我不得不相信這個年幼的城市漫游者。在余下的三天里,他陪著我去看“壞掉了的金字塔”,在“有四個老婆的人家里喝茶”,看“專門給妓女剪頭發的理發鋪”、“開羅最漂亮的一盆花”。我負責買他吃飯的單,每到吃飯的時候男孩都很懂事地只點最便宜的一點點主食,僅在我的再三勸說之下才會點一瓶最便宜的當地礦泉水,而大多時候他吃完飯只是到外面去喝自來水。告別的時候我總是想塞他一點點車錢,而他一定回絕說“我喜歡走路”。然后就穿著他破舊的小球鞋歡快地走開。
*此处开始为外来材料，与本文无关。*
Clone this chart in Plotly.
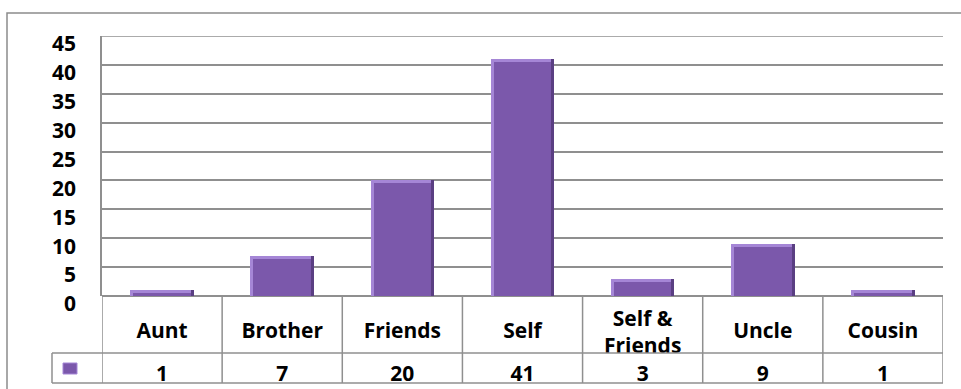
import textwrap
import plotly.graph_objects as go

# ---- data ----
categories = ["Aunt", "Brother", "Friends", "Self", "Self & Friends", "Uncle", "Cousin"]
values = [1, 7, 20, 41, 3, 9, 1]
y_ticks = [0, 5, 10, 15, 20, 25, 30, 35, 40, 45]

W, H = 961, 389
FONT = "Open Sans"
FS = 21
GRID = "#8f8f8f"
BAR = "#7b58ab"
BAR_LIGHT = "#a586d6"
BAR_DARK = "#5a3f82"


def px(x):
    return x / W


def py(y):
    return 1 - y / H


# pixel layout
PL, PR, PT, PB = 102, 943, 36, 296   # plot area
ROW1_B = 353                           # bottom of category row
ROW2_B = 383                           # bottom of value row
KEY_L = 52                             # left edge of legend-key cell
YMAX = 45
UNIT_PX = (PB - PT) / YMAX
BEVEL = 3 / UNIT_PX                    # ~3px bevel in data units

fig = go.Figure()

common = dict(x=categories, xaxis="x", yaxis="y", showlegend=False, hoverinfo="skip")
# bevelled bars: dark base, light highlight, mid-tone face
fig.add_trace(go.Bar(y=values, width=0.53, offset=-0.265,
                     marker=dict(color=BAR_DARK, line=dict(width=0)), **common))
fig.add_trace(go.Bar(y=values, width=0.505, offset=-0.265,
                     marker=dict(color=BAR_LIGHT, line=dict(width=0)), **common))
fig.add_trace(go.Bar(y=[max(v - BEVEL, 0) for v in values], width=0.48, offset=-0.24,
                     marker=dict(color=BAR, line=dict(width=0)), **common))

# category labels in the table (row 1), clipped to the cell row
cat_text = ["<br>".join(textwrap.wrap(c, 7)) for c in categories]
cat_y = [38.5 if "<br>" in t else 37 for t in cat_text]
fig.add_trace(go.Scatter(
    x=categories, y=cat_y, text=cat_text, mode="text", textposition="middle center",
    textfont=dict(family=FONT, size=FS, color="#000", weight="bold"),
    xaxis="x2", yaxis="y2", cliponaxis=True, showlegend=False, hoverinfo="skip",
))

# value labels in the table (row 2)
fig.add_trace(go.Scatter(
    x=categories, y=[23] * len(values), text=[str(v) for v in values],
    mode="text", textposition="middle center",
    textfont=dict(family=FONT, size=FS, color="#000", weight="bold"),
    xaxis="x3", yaxis="y3", cliponaxis=True, showlegend=False, hoverinfo="skip",
))

shapes = []
line = dict(color=GRID, width=1.5)
# top gridline (at the axis maximum)
shapes.append(dict(type="line", xref="paper", yref="y", layer="below",
                   x0=px(PL), x1=px(PR), y0=y_ticks[-1], y1=y_ticks[-1], line=line))
# table vertical lines (category boundaries)
for k in range(len(categories) + 1):
    shapes.append(dict(type="line", xref="x", yref="paper",
                       x0=k - 0.5, x1=k - 0.5, y0=py(ROW2_B), y1=py(PB), line=line))
# table horizontal lines
for yy in (ROW1_B, ROW2_B):
    shapes.append(dict(type="line", xref="paper", yref="paper",
                       x0=px(KEY_L), x1=px(PR), y0=py(yy), y1=py(yy), line=line))
shapes.append(dict(type="line", xref="paper", yref="paper",
                   x0=px(KEY_L), x1=px(KEY_L), y0=py(ROW2_B), y1=py(ROW1_B), line=line))
# legend key
shapes.append(dict(type="rect", xref="paper", yref="paper",
                   x0=px(63), x1=px(77), y0=py(374), y1=py(363),
                   fillcolor=BAR, line=dict(color=BAR_LIGHT, width=1)))
# outer chart frame
shapes.append(dict(type="rect", xref="paper", yref="paper",
                   x0=px(7), x1=1.02, y0=-0.03, y1=py(13),
                   line=dict(color="#8c8c8c", width=1.5), fillcolor="rgba(0,0,0,0)"))

hidden_x = dict(domain=[px(PL), px(PR)], range=[-0.5, 6.5], type="category",
                categoryorder="array", categoryarray=categories,
                visible=False, automargin=False)

fig.update_layout(
    width=W, height=H,
    barmode="overlay", bargap=0,
    margin=dict(l=0, r=0, t=0, b=0, autoexpand=False),
    paper_bgcolor="white", plot_bgcolor="white",
    shapes=shapes,
    xaxis=dict(domain=[px(PL), px(PR)], range=[-0.5, 6.5], type="category",
               categoryorder="array", categoryarray=categories,
               showticklabels=False, showgrid=False, zeroline=False, showline=False,
               automargin=False, anchor="y"),
    yaxis=dict(domain=[py(PB), py(PT)], range=[0, YMAX], tickvals=y_ticks,
               ticktext=[str(t) for t in y_ticks],
               showgrid=True, gridcolor=GRID, gridwidth=1.5,
               zeroline=True, zerolinecolor=GRID, zerolinewidth=1.5,
               showline=True, linecolor=GRID, linewidth=1.5,
               ticks="", ticklabelstandoff=20, ticklabelshift=8,
               tickfont=dict(family=FONT, size=FS, color="#000", weight="bold"),
               automargin=False, anchor="x"),
    xaxis2=dict(hidden_x, anchor="y2"),
    yaxis2=dict(domain=[py(ROW1_B), py(PB)], range=[ROW1_B - PB, 0],
                visible=False, automargin=False, anchor="x2"),
    xaxis3=dict(hidden_x, anchor="y3"),
    yaxis3=dict(domain=[py(ROW2_B), py(ROW1_B)], range=[ROW2_B - ROW1_B, 0],
                visible=False, automargin=False, anchor="x3"),
)

fig.write_html("out.html")
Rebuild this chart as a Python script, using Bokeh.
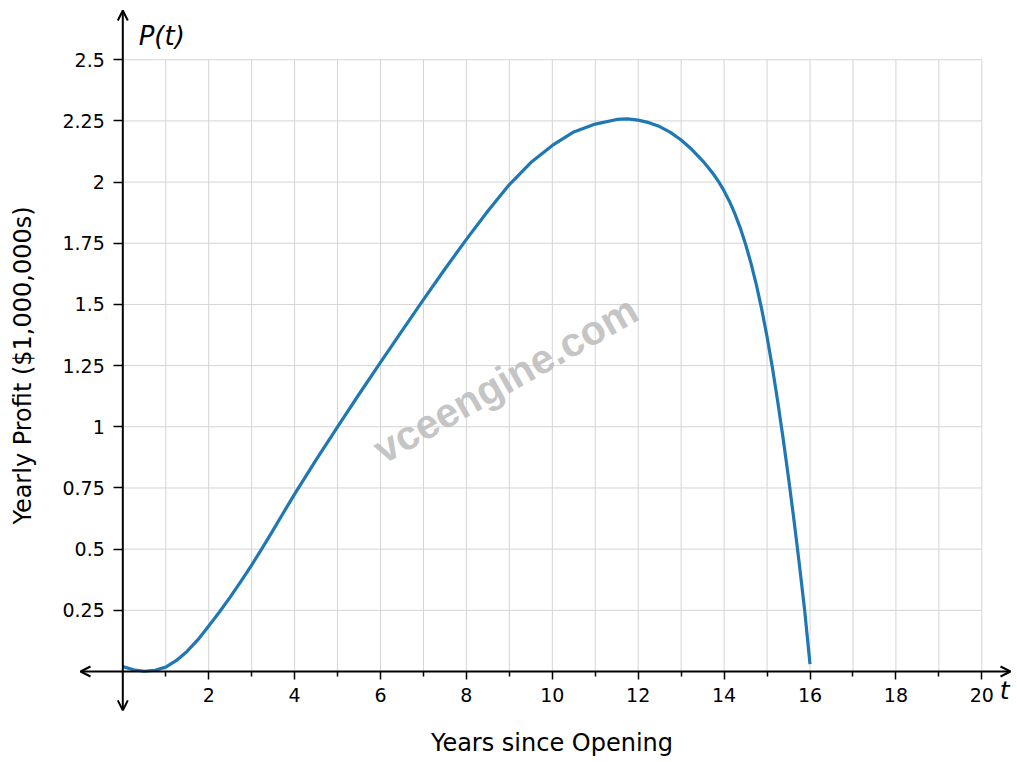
import numpy as np
from bokeh.plotting import figure
from bokeh.models import (Range1d, LinearAxis, FixedTicker, CustomJSTickFormatter,
                          Arrow, OpenHead)
from bokeh.core.properties import value
from bokeh.embed import file_html
from bokeh.resources import INLINE

# ---- data ----
t_years = [0, 0.25, 0.5, 0.75, 1, 1.25, 1.5, 1.75, 2, 2.25, 2.5, 2.75, 3, 3.25,
           3.5, 3.75, 4, 4.5, 5, 5.5, 6, 6.5, 7, 7.5, 8, 8.5, 9, 9.5, 10, 10.5,
           11, 11.5, 11.75, 12, 12.25, 12.5, 12.75, 13, 13.25, 13.5, 13.625,
           13.75, 13.875, 14, 14.125, 14.25, 14.375, 14.5, 14.625, 14.75, 14.875,
           15, 15.125, 15.25, 15.375, 15.5, 15.625, 15.75, 15.875, 16]
profit = [0.02, 0.007, 0.001, 0.005, 0.018, 0.045, 0.083, 0.13, 0.186, 0.243,
          0.304, 0.368, 0.435, 0.505, 0.578, 0.652, 0.725, 0.865, 1.0, 1.133,
          1.263, 1.392, 1.52, 1.645, 1.766, 1.882, 1.99, 2.08, 2.15, 2.205,
          2.237, 2.256, 2.258, 2.253, 2.243, 2.227, 2.203, 2.172, 2.133, 2.087,
          2.061, 2.033, 2.001, 1.964, 1.921, 1.871, 1.813, 1.746, 1.669, 1.581,
          1.481, 1.368, 1.241, 1.101, 0.951, 0.791, 0.621, 0.441, 0.251, 0.03]

x_major_ticks = [2, 4, 6, 8, 10, 12, 14, 16, 18, 20]
x_minor_ticks = [1, 3, 5, 7, 9, 11, 13, 15, 17, 19]
x_grid_values = list(range(1, 21))
y_ticks = [0.25, 0.5, 0.75, 1, 1.25, 1.5, 1.75, 2, 2.25, 2.5]
x_label = "Years since Opening"
y_label = "Yearly Profit ($1,000,000s)"
y_var_label = "P(t)"
x_var_label = "t"
watermark_text = "vceengine.com"

X_MAX = 20
Y_MAX = 2.5

W, H = 1017, 762
p = figure(width=W, height=H, output_backend="svg", toolbar_location=None,
           x_range=Range1d(-2.8475, 20.831), y_range=Range1d(-0.3719, 2.7421),
           x_axis_type=None, y_axis_type=None, min_border=0,
           background_fill_color="white", border_fill_color="white")
p.outline_line_color = None

# grid (bounded to the first quadrant box)
gx = np.array(x_grid_values, dtype=float)
p.segment(x0=gx, y0=np.zeros_like(gx), x1=gx, y1=np.full_like(gx, Y_MAX),
          line_color="#d4d4d4", line_width=1)
gy = np.array(y_ticks, dtype=float)
p.segment(x0=np.zeros_like(gy), y0=gy, x1=np.full_like(gy, X_MAX), y1=gy,
          line_color="#d4d4d4", line_width=1)

# watermark
p.text(x=[8.91], y=[1.193], text=[watermark_text], angle=0.515,
       text_font=value("Liberation Sans"), text_font_style="bold",
       text_font_size="41px", text_color="#bdbdbd", text_alpha=0.9,
       text_align="center", text_baseline="middle")

# curve
p.line(t_years, profit, line_color="#1f77b4", line_width=3.2,
       line_join="round")

# axes through the origin
fmt = CustomJSTickFormatter(code="return String(tick)")

xaxis = LinearAxis(fixed_location=0, bounds=(0, X_MAX),
                   ticker=FixedTicker(ticks=x_major_ticks, minor_ticks=x_minor_ticks),
                   formatter=fmt, axis_label=x_label)
yaxis = LinearAxis(fixed_location=0, bounds=(0, Y_MAX),
                   ticker=FixedTicker(ticks=y_ticks, minor_ticks=[]),
                   formatter=fmt, axis_label=y_label)
for ax in (xaxis, yaxis):
    ax.axis_line_color = None
    ax.major_tick_in = 0
    ax.minor_tick_in = 0
    ax.major_tick_line_color = "black"
    ax.major_tick_line_width = 1.5
    ax.minor_tick_line_color = "black"
    ax.minor_tick_line_width = 1.5
    ax.major_label_text_font = "DejaVu Sans"
    ax.major_label_text_font_size = "19px"
    ax.major_label_text_color = "black"
    ax.axis_label_text_font = "DejaVu Sans"
    ax.axis_label_text_font_size = "24px"
    ax.axis_label_text_font_style = "normal"
    ax.axis_label_text_color = "black"
xaxis.major_tick_out = 8
xaxis.minor_tick_out = 5
xaxis.major_label_standoff = 9
xaxis.axis_label_standoff = 23
yaxis.major_tick_out = 9
yaxis.major_label_standoff = 9
yaxis.axis_label_standoff = 22
p.add_layout(xaxis, "below")
p.add_layout(yaxis, "left")

# axis lines with open arrow heads
for (xe, ye) in [(20.668, 0), (-0.985, 0), (0, 2.701), (0, -0.159)]:
    p.add_layout(Arrow(x_start=0, y_start=0, x_end=xe, y_end=ye,
                       line_color="black", line_width=2,
                       end=OpenHead(size=10, line_width=2, line_color="black")))

# variable labels
p.text(x=[0.37], y=[2.599], text=[y_var_label], text_font=value("DejaVu Sans"),
       text_font_style="italic", text_font_size="26px", text_color="black",
       text_align="left", text_baseline="alphabetic")
p.text(x=[20.53], y=[-0.078], text=[x_var_label], text_font=value("DejaVu Sans"),
       text_font_style="italic", text_font_size="25px", text_color="black",
       text_align="center", text_baseline="alphabetic")

open("out.html", "w").write(file_html(p, INLINE))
這是個快樂的男孩,唯一有點讓他悵惘的是他夢想有一部自己的電腦,“二手的就好。所以我要練好英語,找好工作,工作以后我會攢錢買的”。分手的時候我硬塞了他100美金,“算我支持你買電腦的股份吧。”我對他說。眼淚嘩地從他眼睛里涌出來。他把錢好好地疊起來,放在貼身的小口袋里,用手背不停地擦著眼淚。
準備離開開羅的時候我去附近的車站買票,意外地又看到這個男孩。他站在報亭邊上沖一個女孩說:“我不是導游,我只是想練練英語……”
不知道。我情愿相信一切都是真誠的。